Mustafa, the president of North East Quadrant Advanced Life Support, is a Bills fan and was watching the game when Bills’ safety Damar Hamlin collapsed Monday night in a game against the Bengals in Cincinnati.
“He had an ambulance on the field in minutes,” Mustafa said. “He had athletic trainers. He had doctors and surgeons. And he had a paramedic ambulance, I think. And so within minutes, he had the best chances of survival. He basically had an emergency room and an operating room converge upon him at the time of the event.”
Mustafa displayed some of the medical equipment he believes was likely used to treat Hamlin.
“We will presume that this is what a typical paramedic-level ambulance would come out of the ambulance with,” he said. “You've got a cardiac monitor, some people refer to it as a defibrillator. It monitors your EKG so we can see what you're doing. It allows you to shock a rhythm that needs shocking. We can pace a heart. We can do a lot of different things with this. It'll let you take your blood pressure and your pulse oximetry.”
The device is more advanced than an AED – or automated external defibrillator.

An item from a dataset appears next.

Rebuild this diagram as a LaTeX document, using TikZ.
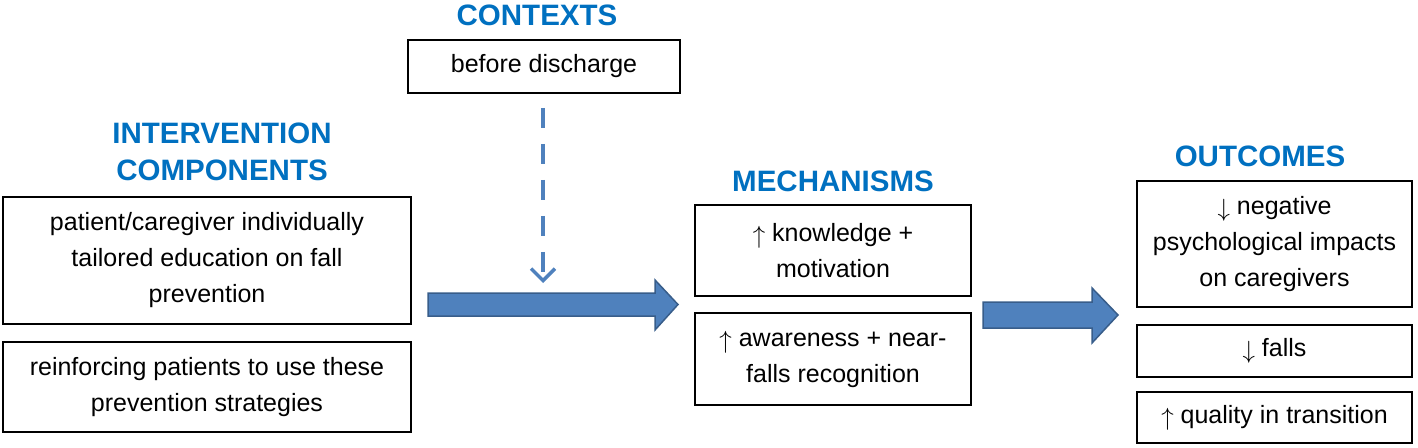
\documentclass[tikz,border=0pt]{standalone}
\usepackage{fontspec}
\setmainfont{Liberation Sans}
\usetikzlibrary{arrows.meta}
\definecolor{ttl}{HTML}{0070C0}
\definecolor{arrfill}{HTML}{4F81BD}
\definecolor{arrdraw}{HTML}{385D8A}
\newcommand{\myup}{\raisebox{-0.08em}{$\uparrow$}}
\newcommand{\mydown}{\raisebox{-0.08em}{$\downarrow$}}
\tikzset{
  box/.style={draw=black, line width=1.6pt, align=center, inner sep=0pt,
    font=\fontsize{25}{36}\selectfont},
  ttlnode/.style={text=ttl, font=\fontsize{29.5}{37}\selectfont\bfseries, align=center, inner sep=0pt},
  fatarrow/.style={fill=arrfill, draw=arrdraw, line width=1.5pt, line join=miter},
  dasharrow/.style={draw=arrfill, line width=3.5pt, dash pattern=on 20pt off 16pt,
    -{Straight Barb[length=12pt,width=24pt,line width=3.5pt]}}
}
\begin{document}
\begin{tikzpicture}[x=1pt,y=-1pt]
\useasboundingbox (0,0) rectangle (1418,447);
% titles
\node[ttlnode] (tctx) at (537,15) {CONTEXTS};
\node[ttlnode] (tint) at (222,152) {INTERVENTION\\COMPONENTS};
\node[ttlnode] (tmech) at (833,181) {MECHANISMS};
\node[ttlnode] (tout) at (1260,156) {OUTCOMES};
% boxes
\node[box, minimum width=272pt, minimum height=53pt] (ctx) at (544,66.5) {\raisebox{-2pt}{before discharge}};
\node[box, minimum width=408pt, minimum height=127pt] (ic1) at (207,260.5)
  {patient/caregiver individually\\tailored education on fall\\prevention};
\node[box, minimum width=408pt, minimum height=90pt] (ic2) at (207,387)
  {reinforcing patients to use these\\prevention strategies};
\node[box, minimum width=276pt, minimum height=91pt] (m1) at (833,250.5)
  {\myup{} knowledge +\\motivation};
\node[box, minimum width=276pt, minimum height=92pt] (m2) at (833,359)
  {\myup{} awareness + near-\\falls recognition};
\node[box, minimum width=275pt, minimum height=126pt] (o1) at (1274.5,244)
  {\mydown{} negative\\psychological impacts\\on caregivers};
\node[box, minimum width=275pt, minimum height=52pt] (o2) at (1274.5,351)
  {\mydown{} falls};
\node[box, minimum width=275pt, minimum height=51pt] (o3) at (1274.5,417.5)
  {\myup{} quality in transition};
% fat arrows
\coordinate (a1s) at (428,304.5);
\coordinate (a1t) at (678,304.5);
\draw[fatarrow] (a1s |- 0,293) -- (655,293) -- (655,280) -- (a1t) -- (655,330) -- (655,316) -- (a1s |- 0,316) -- cycle;
\coordinate (a2s) at (983,315);
\coordinate (a2t) at (1118,315);
\draw[fatarrow] (a2s |- 0,302) -- (1092,302) -- (1092,288) -- (a2t) -- (1092,343) -- (1092,328) -- (a2s |- 0,328) -- cycle;
% dashed arrow
\coordinate (dtip) at (543,283);
\draw[dasharrow] ([yshift=-14pt]ctx.south -| dtip) -- (dtip);
\end{tikzpicture}
\end{document}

“An AED is what people will see in the community for public access defibrillation,” he said. “So the AED is an automated external defibrillator. So it's for people who don't have the ability to use a manual one, it becomes a team lead. It gives you CPR directions. It will shock if warranted."

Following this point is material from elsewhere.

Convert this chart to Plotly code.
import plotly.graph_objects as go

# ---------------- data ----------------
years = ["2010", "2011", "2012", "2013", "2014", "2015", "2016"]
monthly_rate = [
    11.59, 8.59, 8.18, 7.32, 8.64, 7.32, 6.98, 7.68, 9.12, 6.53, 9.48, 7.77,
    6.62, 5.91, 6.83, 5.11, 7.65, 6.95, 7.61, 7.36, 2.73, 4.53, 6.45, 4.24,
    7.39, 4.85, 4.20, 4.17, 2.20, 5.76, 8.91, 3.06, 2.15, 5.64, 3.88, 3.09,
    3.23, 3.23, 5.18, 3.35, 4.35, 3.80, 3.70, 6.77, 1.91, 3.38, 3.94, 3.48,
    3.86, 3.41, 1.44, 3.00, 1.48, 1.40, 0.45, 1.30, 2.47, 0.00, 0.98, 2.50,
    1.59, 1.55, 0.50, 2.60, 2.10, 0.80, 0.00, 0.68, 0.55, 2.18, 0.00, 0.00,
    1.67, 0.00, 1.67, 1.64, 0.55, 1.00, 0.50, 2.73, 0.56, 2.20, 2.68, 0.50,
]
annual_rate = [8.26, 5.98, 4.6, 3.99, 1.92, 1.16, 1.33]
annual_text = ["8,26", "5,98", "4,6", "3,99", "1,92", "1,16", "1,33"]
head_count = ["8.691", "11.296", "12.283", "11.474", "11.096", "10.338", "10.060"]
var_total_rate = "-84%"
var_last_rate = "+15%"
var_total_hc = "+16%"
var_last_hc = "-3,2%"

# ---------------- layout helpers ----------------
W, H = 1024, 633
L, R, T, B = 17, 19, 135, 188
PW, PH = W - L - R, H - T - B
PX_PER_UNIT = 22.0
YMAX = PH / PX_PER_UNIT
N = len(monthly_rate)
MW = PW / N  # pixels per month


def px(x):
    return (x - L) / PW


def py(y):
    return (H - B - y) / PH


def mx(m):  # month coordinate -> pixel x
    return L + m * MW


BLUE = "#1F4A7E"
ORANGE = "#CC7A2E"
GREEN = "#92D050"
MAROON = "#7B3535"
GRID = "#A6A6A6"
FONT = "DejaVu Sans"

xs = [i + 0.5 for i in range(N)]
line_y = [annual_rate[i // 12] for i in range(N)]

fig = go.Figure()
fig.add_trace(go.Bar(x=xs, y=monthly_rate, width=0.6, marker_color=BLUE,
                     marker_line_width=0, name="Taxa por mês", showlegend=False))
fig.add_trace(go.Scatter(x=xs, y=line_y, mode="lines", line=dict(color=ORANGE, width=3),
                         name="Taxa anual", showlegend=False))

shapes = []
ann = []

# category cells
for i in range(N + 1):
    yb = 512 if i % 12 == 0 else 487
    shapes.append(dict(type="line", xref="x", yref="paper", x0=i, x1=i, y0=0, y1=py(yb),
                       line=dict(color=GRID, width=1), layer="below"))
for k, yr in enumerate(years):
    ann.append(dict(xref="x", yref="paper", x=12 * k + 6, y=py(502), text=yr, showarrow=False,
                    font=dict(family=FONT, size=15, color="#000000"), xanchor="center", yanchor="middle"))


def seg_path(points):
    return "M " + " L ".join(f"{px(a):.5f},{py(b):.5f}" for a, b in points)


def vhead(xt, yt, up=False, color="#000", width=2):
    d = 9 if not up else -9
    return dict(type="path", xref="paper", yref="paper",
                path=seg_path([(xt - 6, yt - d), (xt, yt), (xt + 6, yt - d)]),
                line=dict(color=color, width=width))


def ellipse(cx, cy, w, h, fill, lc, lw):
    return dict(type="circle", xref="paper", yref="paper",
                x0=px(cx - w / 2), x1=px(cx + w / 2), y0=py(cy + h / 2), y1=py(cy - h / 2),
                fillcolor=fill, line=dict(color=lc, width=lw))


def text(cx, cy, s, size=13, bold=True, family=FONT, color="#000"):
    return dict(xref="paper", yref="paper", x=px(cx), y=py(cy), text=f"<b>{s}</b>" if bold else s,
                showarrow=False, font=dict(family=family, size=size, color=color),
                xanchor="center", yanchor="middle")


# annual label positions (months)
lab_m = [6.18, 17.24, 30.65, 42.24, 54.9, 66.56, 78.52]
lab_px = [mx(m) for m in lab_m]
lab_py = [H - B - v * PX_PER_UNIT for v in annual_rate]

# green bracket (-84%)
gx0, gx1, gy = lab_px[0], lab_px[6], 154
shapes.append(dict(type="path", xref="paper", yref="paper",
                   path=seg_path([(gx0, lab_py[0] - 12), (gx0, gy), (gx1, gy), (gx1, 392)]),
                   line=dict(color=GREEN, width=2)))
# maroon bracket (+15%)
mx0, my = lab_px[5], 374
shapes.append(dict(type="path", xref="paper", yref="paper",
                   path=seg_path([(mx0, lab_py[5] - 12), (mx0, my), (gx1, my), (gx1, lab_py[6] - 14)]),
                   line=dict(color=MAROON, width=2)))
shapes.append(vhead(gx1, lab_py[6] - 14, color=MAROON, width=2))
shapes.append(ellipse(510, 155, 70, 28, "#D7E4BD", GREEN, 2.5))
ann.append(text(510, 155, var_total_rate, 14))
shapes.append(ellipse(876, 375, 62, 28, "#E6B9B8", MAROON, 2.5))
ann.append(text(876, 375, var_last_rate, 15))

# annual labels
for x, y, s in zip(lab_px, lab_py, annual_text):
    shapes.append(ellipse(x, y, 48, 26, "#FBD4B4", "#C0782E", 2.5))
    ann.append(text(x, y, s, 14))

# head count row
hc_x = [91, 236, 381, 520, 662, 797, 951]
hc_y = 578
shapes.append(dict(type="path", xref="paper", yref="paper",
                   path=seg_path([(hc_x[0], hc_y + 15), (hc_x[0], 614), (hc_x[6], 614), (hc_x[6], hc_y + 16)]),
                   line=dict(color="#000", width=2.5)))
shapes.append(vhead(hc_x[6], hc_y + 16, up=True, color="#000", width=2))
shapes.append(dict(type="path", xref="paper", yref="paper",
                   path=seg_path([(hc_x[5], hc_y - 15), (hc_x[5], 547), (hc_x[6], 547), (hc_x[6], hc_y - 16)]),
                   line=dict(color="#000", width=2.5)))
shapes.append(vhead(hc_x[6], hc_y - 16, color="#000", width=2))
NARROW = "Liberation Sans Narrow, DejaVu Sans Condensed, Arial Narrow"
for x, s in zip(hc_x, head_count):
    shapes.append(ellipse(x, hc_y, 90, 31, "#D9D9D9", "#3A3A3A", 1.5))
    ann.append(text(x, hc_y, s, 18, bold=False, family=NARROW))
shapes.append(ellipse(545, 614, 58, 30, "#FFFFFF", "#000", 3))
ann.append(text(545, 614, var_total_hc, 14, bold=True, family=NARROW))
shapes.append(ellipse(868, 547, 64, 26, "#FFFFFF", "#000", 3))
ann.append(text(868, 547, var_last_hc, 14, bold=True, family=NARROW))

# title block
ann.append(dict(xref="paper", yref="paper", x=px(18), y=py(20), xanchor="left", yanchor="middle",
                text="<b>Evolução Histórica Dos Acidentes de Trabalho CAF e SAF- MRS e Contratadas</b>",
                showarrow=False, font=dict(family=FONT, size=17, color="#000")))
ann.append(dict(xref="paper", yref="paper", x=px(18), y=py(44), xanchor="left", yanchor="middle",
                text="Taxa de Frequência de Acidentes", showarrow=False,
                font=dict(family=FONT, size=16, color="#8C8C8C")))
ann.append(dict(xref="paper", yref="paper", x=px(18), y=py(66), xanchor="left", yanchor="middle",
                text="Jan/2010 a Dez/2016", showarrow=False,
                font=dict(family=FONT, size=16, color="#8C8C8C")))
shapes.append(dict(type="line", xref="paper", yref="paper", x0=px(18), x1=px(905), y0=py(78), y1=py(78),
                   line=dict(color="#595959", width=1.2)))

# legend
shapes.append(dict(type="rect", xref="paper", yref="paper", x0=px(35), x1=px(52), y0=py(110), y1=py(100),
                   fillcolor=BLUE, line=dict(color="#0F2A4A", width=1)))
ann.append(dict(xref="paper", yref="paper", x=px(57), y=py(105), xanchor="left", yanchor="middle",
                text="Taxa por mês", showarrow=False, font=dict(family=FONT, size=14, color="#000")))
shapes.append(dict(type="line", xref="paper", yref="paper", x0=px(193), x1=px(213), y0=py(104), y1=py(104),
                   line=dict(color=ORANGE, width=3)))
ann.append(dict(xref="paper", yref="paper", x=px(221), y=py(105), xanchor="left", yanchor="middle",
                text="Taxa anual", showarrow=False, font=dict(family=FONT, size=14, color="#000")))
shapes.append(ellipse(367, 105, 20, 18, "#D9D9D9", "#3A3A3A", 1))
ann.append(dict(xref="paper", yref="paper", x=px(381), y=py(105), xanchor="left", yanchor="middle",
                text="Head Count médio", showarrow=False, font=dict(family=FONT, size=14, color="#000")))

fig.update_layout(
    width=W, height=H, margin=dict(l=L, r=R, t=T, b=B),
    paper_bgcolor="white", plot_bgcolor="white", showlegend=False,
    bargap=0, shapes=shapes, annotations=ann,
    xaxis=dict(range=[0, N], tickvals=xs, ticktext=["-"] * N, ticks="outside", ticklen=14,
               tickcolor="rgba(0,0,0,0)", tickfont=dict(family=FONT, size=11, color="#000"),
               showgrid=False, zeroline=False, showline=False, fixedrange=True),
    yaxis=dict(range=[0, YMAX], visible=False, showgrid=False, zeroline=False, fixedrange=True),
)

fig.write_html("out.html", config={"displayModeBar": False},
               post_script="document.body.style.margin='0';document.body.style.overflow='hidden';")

In the case of a football player, assessing the damage could take longer because of the helmet, pads and gear.
“This person is wearing pads and a helmet which makes getting access to the patient a little bit more complicated,” he said. “And though he may have suffered cardiac arrest, we don't know why. [It] could have been a neck or head injury. So you've got to take the precautions as you're removing the helmet, which takes minutes to secure the head underneath and safely remove the helmet so you don't cause any potential neck injury or exacerbate a head injury. You will try and cut off the pads and the shirt so you can start evaluating the patient and treat as appropriate. But all of these things, you know while we're sitting in our living rooms, holding our breath it seems like forever. Those guys were working fast, I'm sure, yesterday.”
Mustafa says time is critical.
For every minute that person is not breathing, they're losing heart muscle," he said. "They're losing brain cells or internal kidneys [and the] liver. They're all starting to suffer. And so you need definitive interventions quickly. And that's why all these professional teams have ambulances, athletic trainers, doctors and surgeons - because they want to make sure that in the event of a catastrophe like this, they're prepared.”